PART II

Item 7. Management’s Discussion and Analysis of Financial Condition and Results of Operations

OFF BALANCE SHEET FINANCING

Sale of Accounts Receivable

   In January 2004, we entered into a three-year facility agreement with a financial institution to sell a designated pool of trade receivables to Cummins Trade Receivables, LLC (CTR), a wholly-owned special purpose subsidiary. In July 2007, we amended the agreement to extend the facility until July 2010, and raised the purchase limitation from $200 million to $400 million. The agreement also provides us with an option to increase the purchase limitation up to $500 million upon approval. As necessary, CTR may transfer a direct interest in its receivables, without recourse, to the financial institution. To maintain a balance in the designated pools of receivables sold, we sell new receivables to CTR as existing receivables are collected. Receivables sold to CTR in which an interest is not transferred to the financial institution are included in ‘‘Receivables, net’’ on our Consolidated Balance Sheets. The maximum interest in sold receivables that can be outstanding at any point in time is limited to the lesser of $400 million or the amount of eligible receivables held by CTR. There are no provisions in this agreement that require us to maintain a minimum investment credit rating; however, the terms of the agreement contain the same financial covenants as our revolving credit facility. As of December 31, 2007 and 2006, there were no amounts outstanding under this program.

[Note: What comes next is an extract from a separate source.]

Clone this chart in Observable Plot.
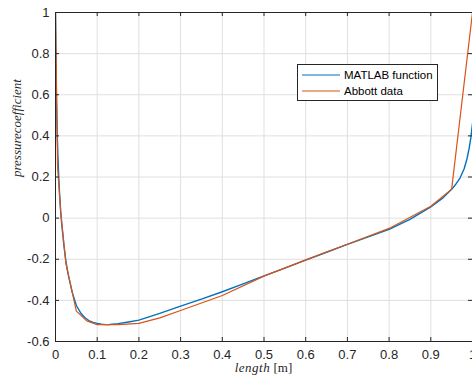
<!DOCTYPE html>
<html>
<head>
<meta charset="utf-8">
<script src="https://cdn.jsdelivr.net/npm/d3@7"></script>
<script src="https://cdn.jsdelivr.net/npm/@observablehq/plot@0.6"></script>
<style>
  html, body { margin: 0; padding: 0; background: #fff; overflow: hidden; }
  #wrap { position: relative; width: 472px; height: 381px; }
  #legend {
    position: absolute; left: 297px; top: 64px; width: 141px; height: 37px;
    border: 1px solid #262626; background: #fff; box-sizing: border-box;
    font-family: "Liberation Sans", Arial, sans-serif; font-size: 11.5px; color: #000;
  }
  .row { position: absolute; left: 0; height: 14px; line-height: 14px; white-space: nowrap; }
  .row svg { position: absolute; left: 4px; top: 5px; }
  .row span { position: absolute; left: 46px; top: 0; }
</style>
</head>
<body>
<div id="wrap"></div>
<script>
// ---- data ----
const xTicks = [0, 0.1, 0.2, 0.3, 0.4, 0.5, 0.6, 0.7, 0.8, 0.9, 1];
const yTicks = [-0.6, -0.4, -0.2, 0, 0.2, 0.4, 0.6, 0.8, 1];

const matlabX = [0, 0.001, 0.002, 0.004, 0.006, 0.008, 0.010, 0.0125, 0.015, 0.02, 0.025, 0.03, 0.04, 0.05, 0.06, 0.07, 0.08, 0.09, 0.10, 0.11, 0.12, 0.13, 0.15, 0.175, 0.2, 0.25, 0.3, 0.35, 0.4, 0.45, 0.5, 0.55, 0.6, 0.65, 0.7, 0.75, 0.8, 0.85, 0.9, 0.93, 0.95, 0.96, 0.97, 0.98, 0.987, 0.992, 0.996, 1.0];
const matlabY = [1.0, 0.80, 0.62, 0.42, 0.29, 0.19, 0.11, 0.03, -0.03, -0.13, -0.21, -0.27, -0.36, -0.425, -0.46, -0.483, -0.498, -0.507, -0.512, -0.516, -0.518, -0.517, -0.513, -0.505, -0.496, -0.463, -0.428, -0.394, -0.358, -0.32, -0.281, -0.243, -0.204, -0.166, -0.128, -0.091, -0.055, -0.006, 0.055, 0.10, 0.14, 0.165, 0.195, 0.24, 0.29, 0.34, 0.39, 0.46];

const abbottX = [0, 0.005, 0.0125, 0.025, 0.05, 0.075, 0.1, 0.15, 0.2, 0.25, 0.3, 0.4, 0.5, 0.6, 0.7, 0.8, 0.9, 0.95, 1.0];
const abbottY = [1.0, 0.25, 0.03, -0.22, -0.452, -0.50, -0.518, -0.518, -0.512, -0.485, -0.449, -0.376, -0.282, -0.203, -0.127, -0.05, 0.058, 0.141, 1.0];

const seriesNames = ["MATLAB function", "Abbott data"];
const seriesColors = ["#0072BD", "#D95319"];
const xLabelItalic = "length";
const xLabelRoman = " [m]";
const yLabel = "pressurecoefficient";

const matlab = matlabX.map((x, i) => ({x, y: matlabY[i]}));
const abbott = abbottX.map((x, i) => ({x, y: abbottY[i]}));
const fmt = d => String(+d.toFixed(1));

const W = 472, H = 381, mL = 55, mR = 0, mT = 12, mB = 40;
const innerW = W - mL - mR, innerH = H - mT - mB;
const tick = 4;

const plot = Plot.plot({
  width: W, height: H,
  marginLeft: mL, marginRight: mR, marginTop: mT, marginBottom: mB,
  x: {domain: [0, 1]},
  y: {domain: [-0.6, 1]},
  style: {fontFamily: "'Liberation Sans', Arial, sans-serif", fontSize: "13px", color: "#262626", background: "#fff", overflow: "visible"},
  marks: [
    Plot.gridX(xTicks, {stroke: "#dfdfdf", strokeOpacity: 1}),
    Plot.gridY(yTicks, {stroke: "#dfdfdf", strokeOpacity: 1}),
    Plot.line(matlab, {x: "x", y: "y", stroke: seriesColors[0], strokeWidth: 1.4, clip: true}),
    Plot.line(abbott, {x: "x", y: "y", stroke: seriesColors[1], strokeWidth: 1.2, clip: true}),
    Plot.tickX(xTicks, {x: d => d, insetTop: innerH - tick, stroke: "#262626"}),
    Plot.tickX(xTicks, {x: d => d, insetBottom: innerH - tick, stroke: "#262626"}),
    Plot.tickY(yTicks, {y: d => d, insetRight: innerW - tick, stroke: "#262626"}),
    Plot.tickY(yTicks, {y: d => d, insetLeft: innerW - tick, stroke: "#262626"}),
    Plot.axisX(xTicks, {tickSize: 0, tickPadding: 8, tickFormat: fmt, label: null, fill: "#262626"}),
    Plot.axisY(yTicks, {tickSize: 0, tickPadding: 6, tickFormat: fmt, label: null, fill: "#262626"}),
    Plot.frame({stroke: "#262626", strokeWidth: 1}),
    Plot.text([yLabel], {text: d => d, frameAnchor: "left", rotate: -90, dx: -39, fontFamily: "'Liberation Serif', 'DejaVu Serif', serif", fontStyle: "italic", fontSize: 13, fill: "#262626", letterSpacing: "0.6px"})
  ]
});

// x label with mixed italic / roman styles
const xs = plot.scale("x");
const svg = d3.select(plot);
const t = svg.append("text")
  .attr("x", xs.apply(0.5))
  .attr("y", 372)
  .attr("text-anchor", "middle")
  .attr("font-family", "'Liberation Serif', 'DejaVu Serif', serif")
  .attr("font-size", 13)
  .attr("fill", "#262626");
t.append("tspan").attr("font-style", "italic").attr("letter-spacing", "0.5px").text(xLabelItalic);
t.append("tspan").attr("xml:space", "preserve").text(xLabelRoman);

const wrap = document.getElementById("wrap");
wrap.appendChild(plot);

// legend
const lg = document.createElement("div");
lg.id = "legend";
seriesNames.forEach((name, i) => {
  const r = document.createElement("div");
  r.className = "row";
  r.style.top = (i === 0 ? 3 : 19) + "px";
  const sw = d3.create("svg").attr("width", 38).attr("height", 4);
  sw.append("line").attr("x1", 0).attr("x2", 38).attr("y1", 2).attr("y2", 2)
    .attr("stroke", seriesColors[i]).attr("stroke-width", 1.2);
  const tx = document.createElement("span");
  tx.textContent = name;
  r.appendChild(sw.node()); r.appendChild(tx);
  lg.appendChild(r);
});
wrap.appendChild(lg);
</script>
</body>
</html>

Financing Arrangements for Related Parties

   In accordance with the provisions of various joint venture agreements, we may purchase and/or sell products and components from/to the joint ventures and the joint ventures may sell products and components to unrelated parties. The transfer price of products purchased from the joint ventures may differ from normal selling prices. Certain joint venture agreements transfer product to us at cost, some transfer product to us on a cost-plus basis and other agreements provide for the transfer of products at market value.

   We purchase significant quantities of mid-range diesel and natural gas engines, components and service parts from CDC, a general partnership that was formed in 1980 with J. I. Case (Case) to jointly fund engine development and manufacturing capacity. Cummins and Case (now CNH Global N.V.) are general partners and each partner shares 50 percent ownership in CDC. Under the terms of the agreement, CDC is obligated to make its entire production of diesel engines and related products available solely to the partners. Each partner is entitled to purchase up to one-half of CDC’s actual production and a partner may purchase in excess of one-half of actual production to the extent productive capacity is available beyond the other partner’s purchase requirement. The partners are each obligated, unconditionally and severally, to purchase annually at least one engine or engine kit produced by CDC, provided a minimum of one engine or engine kit is produced. The transfer price of CDC’s engines to the partners must be sufficient to cover its manufacturing cost in such annual accounting period, including interest and financing expenses, but excluding depreciation expense (other than Scheduled Depreciation Expense as defined in the agreement). In addition, each partner is obligated to contribute one-half of the capital investment required to maintain plant capacity and each partner has the right to invest unilaterally in plant capacity, which additional capacity is available to the other partner for a fee. To date, neither partner has made a unilateral investment in plant capacity at CDC.

   We are not a guarantor of any of CDC’s obligations or commitments. However, we are required as a partner to provide up to 50 percent of CDC’s base working capital as defined by the agreement. The amount of base working capital is calculated each quarter and if supplemental funding greater than the base working capital amount is required, the amount is funded through third-party financing arranged by CDC, or we may elect to fund the requirement, although we are under no obligation to do so. To date, when supplemental funding is required above the base working capital amount, we have elected to provide that funding to CDC. If the amount of supplemental funding required is less than the base working capital amount, it is funded equally by the partners. Excess cash generated by CDC is remitted to Cummins until CDC’s working capital amount is reduced to the base working capital amount. Any further cash remittances from CDC to the partners are shared equally by the partners.

Under the provisions of FIN 46R, CDC and another engine manufacturing entity jointly owned and operated by us are considered VIEs and we are deemed the primary beneficiary of these VIEs by virtue of our pricing arrangements with them and substantial product purchases from them. As a result, we consolidate the assets and liabilities of CDC and the other engine manufacturer into our Consolidated Financial Statements. For a further discussion of the impact of adopting FIN 46R, see Note 3 to the Consolidated Financial Statements.